REQUIRED TASK: From the first line of the data down to and including the line with "(knowledge) at (1.085,-7.58)", copy everything exactly, leaving out pictures.

DATA SEGMENT:

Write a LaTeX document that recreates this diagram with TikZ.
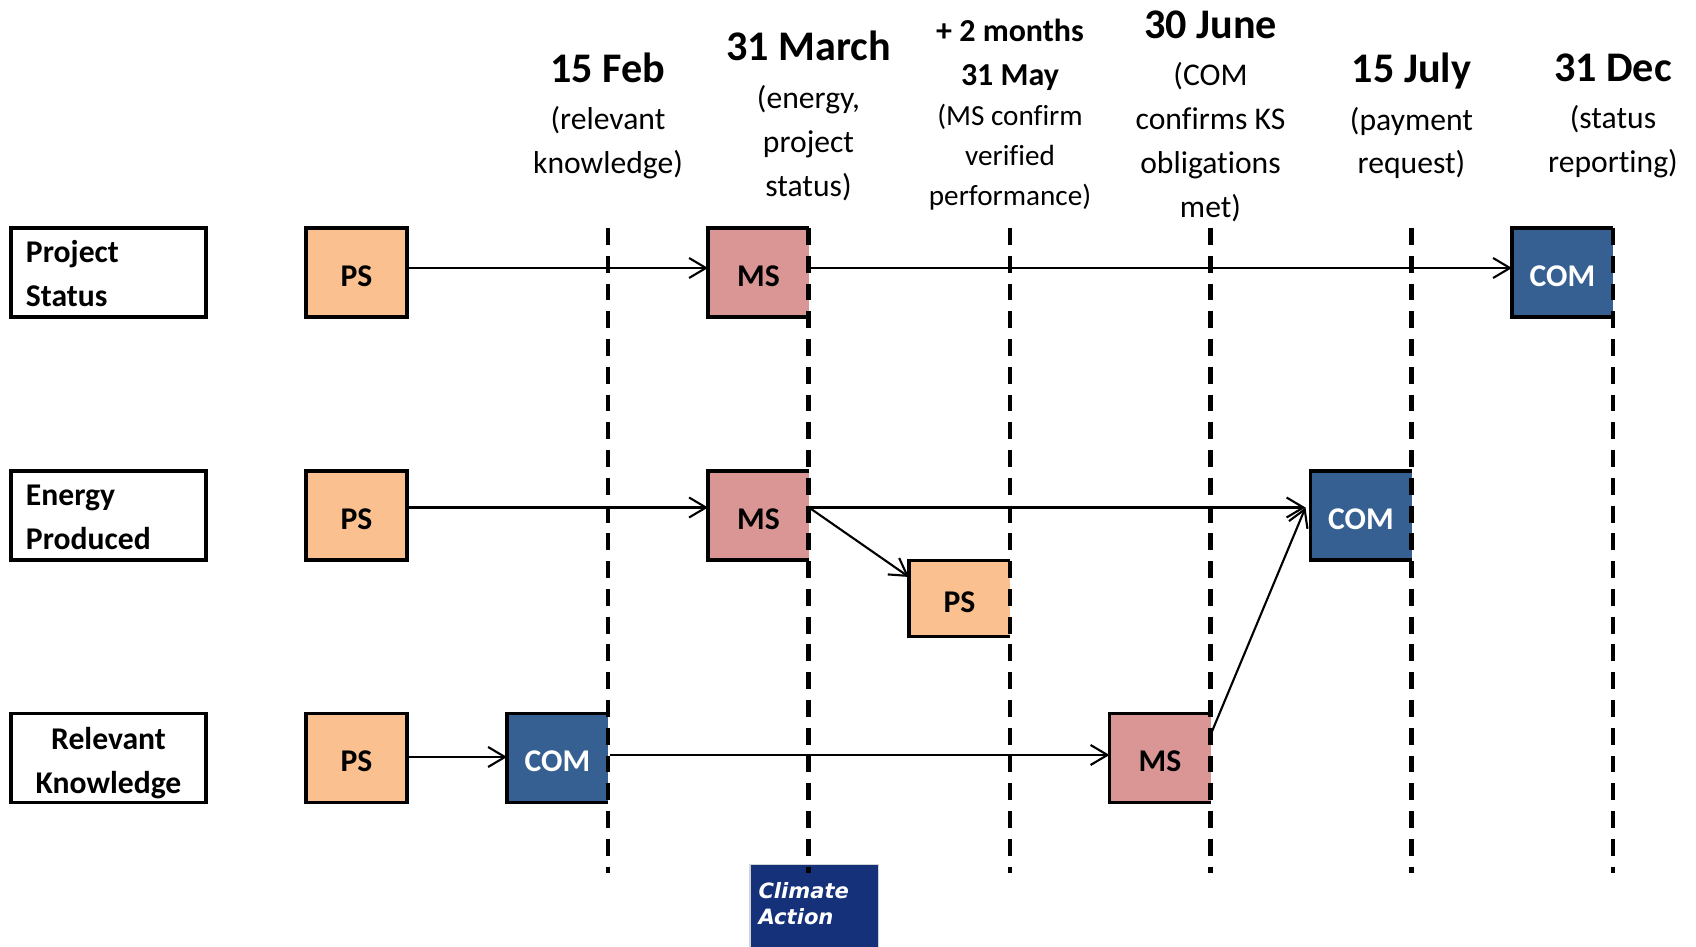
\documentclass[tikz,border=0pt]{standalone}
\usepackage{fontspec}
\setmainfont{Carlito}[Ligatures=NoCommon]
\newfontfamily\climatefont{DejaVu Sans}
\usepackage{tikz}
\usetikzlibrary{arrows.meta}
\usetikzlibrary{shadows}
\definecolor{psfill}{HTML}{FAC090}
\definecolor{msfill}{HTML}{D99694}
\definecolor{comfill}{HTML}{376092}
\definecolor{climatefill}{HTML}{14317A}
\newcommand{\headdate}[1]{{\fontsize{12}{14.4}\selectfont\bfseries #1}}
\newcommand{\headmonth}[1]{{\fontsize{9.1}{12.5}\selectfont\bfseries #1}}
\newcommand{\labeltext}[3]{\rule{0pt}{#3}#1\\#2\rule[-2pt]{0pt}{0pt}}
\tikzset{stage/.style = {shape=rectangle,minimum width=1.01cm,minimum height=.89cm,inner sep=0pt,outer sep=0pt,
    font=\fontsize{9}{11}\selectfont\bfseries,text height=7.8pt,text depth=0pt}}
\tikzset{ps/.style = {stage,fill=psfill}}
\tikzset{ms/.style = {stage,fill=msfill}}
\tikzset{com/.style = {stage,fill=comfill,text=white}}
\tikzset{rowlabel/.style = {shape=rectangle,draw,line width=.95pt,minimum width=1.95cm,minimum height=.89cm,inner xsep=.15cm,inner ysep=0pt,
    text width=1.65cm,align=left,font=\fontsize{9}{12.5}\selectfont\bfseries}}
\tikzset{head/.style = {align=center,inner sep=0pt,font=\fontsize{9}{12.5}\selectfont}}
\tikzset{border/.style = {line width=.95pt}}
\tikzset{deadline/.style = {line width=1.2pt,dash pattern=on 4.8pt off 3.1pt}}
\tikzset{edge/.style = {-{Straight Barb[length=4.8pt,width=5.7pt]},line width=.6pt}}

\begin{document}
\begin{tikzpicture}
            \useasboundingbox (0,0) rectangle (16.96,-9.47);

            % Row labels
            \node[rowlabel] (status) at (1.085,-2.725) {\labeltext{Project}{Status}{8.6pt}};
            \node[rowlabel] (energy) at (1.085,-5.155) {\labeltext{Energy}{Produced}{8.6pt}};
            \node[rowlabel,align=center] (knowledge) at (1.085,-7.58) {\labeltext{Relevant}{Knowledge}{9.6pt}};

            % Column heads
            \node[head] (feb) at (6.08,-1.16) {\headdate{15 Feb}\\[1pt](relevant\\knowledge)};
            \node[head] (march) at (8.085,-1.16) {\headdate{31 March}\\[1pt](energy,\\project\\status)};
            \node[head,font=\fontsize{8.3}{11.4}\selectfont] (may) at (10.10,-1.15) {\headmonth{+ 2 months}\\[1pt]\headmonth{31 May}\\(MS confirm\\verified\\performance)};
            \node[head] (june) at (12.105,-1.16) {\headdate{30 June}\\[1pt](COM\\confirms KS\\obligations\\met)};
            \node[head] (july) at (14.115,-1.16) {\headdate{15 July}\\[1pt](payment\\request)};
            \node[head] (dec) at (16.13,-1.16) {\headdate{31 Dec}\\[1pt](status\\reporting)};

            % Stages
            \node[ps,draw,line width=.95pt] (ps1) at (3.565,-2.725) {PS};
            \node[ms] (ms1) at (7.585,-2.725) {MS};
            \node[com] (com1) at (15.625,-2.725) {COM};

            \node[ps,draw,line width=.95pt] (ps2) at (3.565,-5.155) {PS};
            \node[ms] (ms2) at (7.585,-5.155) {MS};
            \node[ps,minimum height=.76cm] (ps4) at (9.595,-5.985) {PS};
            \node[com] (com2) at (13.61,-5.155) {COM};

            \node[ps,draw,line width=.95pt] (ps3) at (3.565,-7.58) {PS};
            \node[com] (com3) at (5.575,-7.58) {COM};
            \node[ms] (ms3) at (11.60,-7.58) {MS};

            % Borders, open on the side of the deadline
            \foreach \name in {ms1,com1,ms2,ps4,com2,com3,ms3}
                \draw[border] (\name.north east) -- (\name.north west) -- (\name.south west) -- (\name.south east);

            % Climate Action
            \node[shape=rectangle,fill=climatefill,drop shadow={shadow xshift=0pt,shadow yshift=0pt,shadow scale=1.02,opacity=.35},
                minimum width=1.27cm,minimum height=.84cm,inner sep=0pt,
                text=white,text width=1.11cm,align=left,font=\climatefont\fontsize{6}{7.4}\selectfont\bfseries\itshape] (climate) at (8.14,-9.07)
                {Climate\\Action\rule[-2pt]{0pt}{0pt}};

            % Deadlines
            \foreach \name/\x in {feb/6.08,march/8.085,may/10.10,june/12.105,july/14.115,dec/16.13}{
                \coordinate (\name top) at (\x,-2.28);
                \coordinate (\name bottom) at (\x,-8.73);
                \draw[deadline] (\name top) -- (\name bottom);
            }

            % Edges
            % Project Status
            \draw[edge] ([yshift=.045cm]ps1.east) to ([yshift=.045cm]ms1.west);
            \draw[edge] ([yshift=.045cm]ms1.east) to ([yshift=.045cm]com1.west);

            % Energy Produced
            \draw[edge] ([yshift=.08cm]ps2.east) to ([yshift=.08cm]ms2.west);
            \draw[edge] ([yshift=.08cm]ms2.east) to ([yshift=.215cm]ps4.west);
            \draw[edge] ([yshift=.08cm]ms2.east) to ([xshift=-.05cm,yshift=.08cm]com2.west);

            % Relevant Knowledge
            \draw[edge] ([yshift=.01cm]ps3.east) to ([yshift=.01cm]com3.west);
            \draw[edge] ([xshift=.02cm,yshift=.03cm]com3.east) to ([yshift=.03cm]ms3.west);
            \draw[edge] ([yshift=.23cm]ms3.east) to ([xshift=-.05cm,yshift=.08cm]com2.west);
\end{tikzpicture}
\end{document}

THE SOLUTION:
Write a LaTeX document that recreates this diagram with TikZ.
\documentclass[tikz,border=0pt]{standalone}
\usepackage{fontspec}
\setmainfont{Carlito}[Ligatures=NoCommon]
\newfontfamily\climatefont{DejaVu Sans}
\usepackage{tikz}
\usetikzlibrary{arrows.meta}
\usetikzlibrary{shadows}
\definecolor{psfill}{HTML}{FAC090}
\definecolor{msfill}{HTML}{D99694}
\definecolor{comfill}{HTML}{376092}
\definecolor{climatefill}{HTML}{14317A}
\newcommand{\headdate}[1]{{\fontsize{12}{14.4}\selectfont\bfseries #1}}
\newcommand{\headmonth}[1]{{\fontsize{9.1}{12.5}\selectfont\bfseries #1}}
\newcommand{\labeltext}[3]{\rule{0pt}{#3}#1\\#2\rule[-2pt]{0pt}{0pt}}
\tikzset{stage/.style = {shape=rectangle,minimum width=1.01cm,minimum height=.89cm,inner sep=0pt,outer sep=0pt,
    font=\fontsize{9}{11}\selectfont\bfseries,text height=7.8pt,text depth=0pt}}
\tikzset{ps/.style = {stage,fill=psfill}}
\tikzset{ms/.style = {stage,fill=msfill}}
\tikzset{com/.style = {stage,fill=comfill,text=white}}
\tikzset{rowlabel/.style = {shape=rectangle,draw,line width=.95pt,minimum width=1.95cm,minimum height=.89cm,inner xsep=.15cm,inner ysep=0pt,
    text width=1.65cm,align=left,font=\fontsize{9}{12.5}\selectfont\bfseries}}
\tikzset{head/.style = {align=center,inner sep=0pt,font=\fontsize{9}{12.5}\selectfont}}
\tikzset{border/.style = {line width=.95pt}}
\tikzset{deadline/.style = {line width=1.2pt,dash pattern=on 4.8pt off 3.1pt}}
\tikzset{edge/.style = {-{Straight Barb[length=4.8pt,width=5.7pt]},line width=.6pt}}

\begin{document}
\begin{tikzpicture}
            \useasboundingbox (0,0) rectangle (16.96,-9.47);

            % Row labels
            \node[rowlabel] (status) at (1.085,-2.725) {\labeltext{Project}{Status}{8.6pt}};
            \node[rowlabel] (energy) at (1.085,-5.155) {\labeltext{Energy}{Produced}{8.6pt}};
            \node[rowlabel,align=center] (knowledge) at (1.085,-7.58) {\labeltext{Relevant}{Knowledge}{9.6pt}};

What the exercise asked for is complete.